One of the best parts of owning a home is how much you can personalize your living space. That waterfall shower you always wanted? Wallpaper with a splashy floral pattern? Themed bathrooms for the kids? It’s all on the menu.
When it’s time to think about moving, though, you’ll want to turn your attention to a different type of project: renovations that make your home sell faster and for a better price. What do buyers really want right now? And how can you plan your budget to get the best return on investment? Start with one of these four tried-and-true remodeling ideas.
Harness the Power of Energy Efficiency
Savvy buyers aren’t just looking at the décor when they’re preparing to purchase; they’re also considering long-term costs. Energy-efficient homes have a well-deserved reputation as a smart investment. Further, if you’re selling your home in a market with newer construction nearby, where energy considerations are often a part of the design process, a few smart choices can help you offer comparable benefits.
Buyers are willing to pay a premium for Energy Star® rated appliances, triple-pane windows, and insulation that’s a step above what’s required by local building codes. Want to really impress eco-conscious shoppers? Think about installing a solar panel system. Not only do solar panels save households up to $2,000 annually on energy costs, but Zillow researchers also found that homes that mention solar panels in the listing fetch a 1.8% higher sale price than comparable homes without them.
Focus on the Two Rooms That Sell Homes
When you first toured your home before buying, chances are that you breezed through the living room and bedrooms but lingered extensively in the kitchen and bathrooms. Your buyers will likely do the same! Analysts at Trulia agree that both are major focal points for buyers and renovating either will boost your home’s value.
Before you start taking measurements for a freestanding tub and chef-grade double ovens, research what’s popular in your neighborhood. This information can guide you to the features that buyers want, as well as ensuring that you don’t price your home out of the neighborhood; homes in your area may only sell for so much money, regardless of how well-appointed they are, so you’ll want to be certain that you can recoup most of your investment at sale time.

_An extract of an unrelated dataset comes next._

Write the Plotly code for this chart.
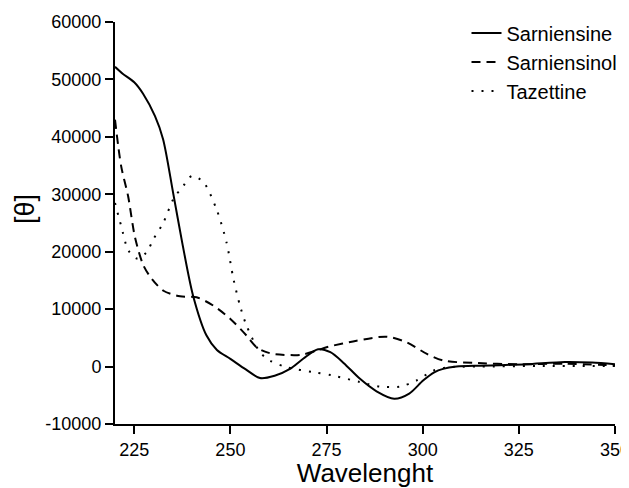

Given a choice between the kitchen or the bathroom, start with the kitchen. Remodeling magazine found that sellers in 2020 could expect to earn back almost 78% of the cost of a minor kitchen renovation—meaning upgraded countertops, cabinet fronts, flooring, and appliances—versus 64% of the cost of a bathroom renovation. If your kitchen is modern enough for your market and your heart is set on a bathroom upgrade, go with the primary bath; it’s probably the one your buyers will be using.
Paint With Taupe, Make More Green
Does the idea of losing a kitchen or bathroom to months of renovation sound too stressful? A fresh coat of paint can add more to your sale price than you might think. Especially if your current palette involves darker colors, repainting can set a different, buyer-friendly tone. When you’re ready to start selecting swatches, stick to light neutrals that create an inviting backdrop for your buyer’s tastes and lifestyle. According to a paint color study by Zillow, homes with living rooms painted a light, peachy taupe sold for $2,793 more than comparable homes nearby. Pale gray-blue in bathrooms was a hit, too, adding $2,786 to the sale price.

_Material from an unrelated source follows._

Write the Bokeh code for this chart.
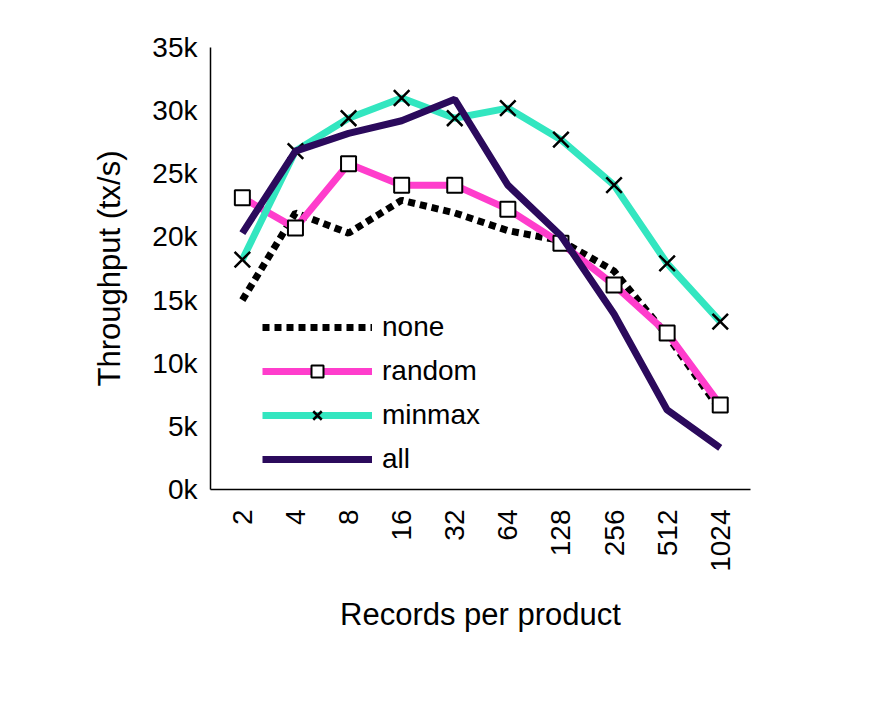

What should you avoid? Red kitchens and oat-brown living rooms cost their sellers $2,310 and $1,684, respectively. The outside of your home matters, too; listings with exteriors painted in creamy yellow sold for $3,408 less than comparable listings.
Take Care of the Basics, Too
It can be tempting to get lost in renovation dreams, particularly when some of these projects sound like things you’ve always wanted to do. However, it’s important to note that few buyers will overlook problems with basic maintenance or essential home infrastructure. No matter how modern or energy-efficient the home is, buyers expect a working HVAC system, a sturdy foundation, and an undamaged roof.
While these upgrades may not sound like as much fun as solar panels or a gourmet kitchen, simple projects like replacing damaged siding can provide a great return, and ensuring that your house has good bones will keep you from having to make concessions during the sale process due to a problematic inspection report.
Renovating your home can be a great way to improve your quality of life, but it can also be an investment in your financial future. Choosing in-demand upgrades can help you be sure you’ll get the most out of the time and money you spend caring for your home.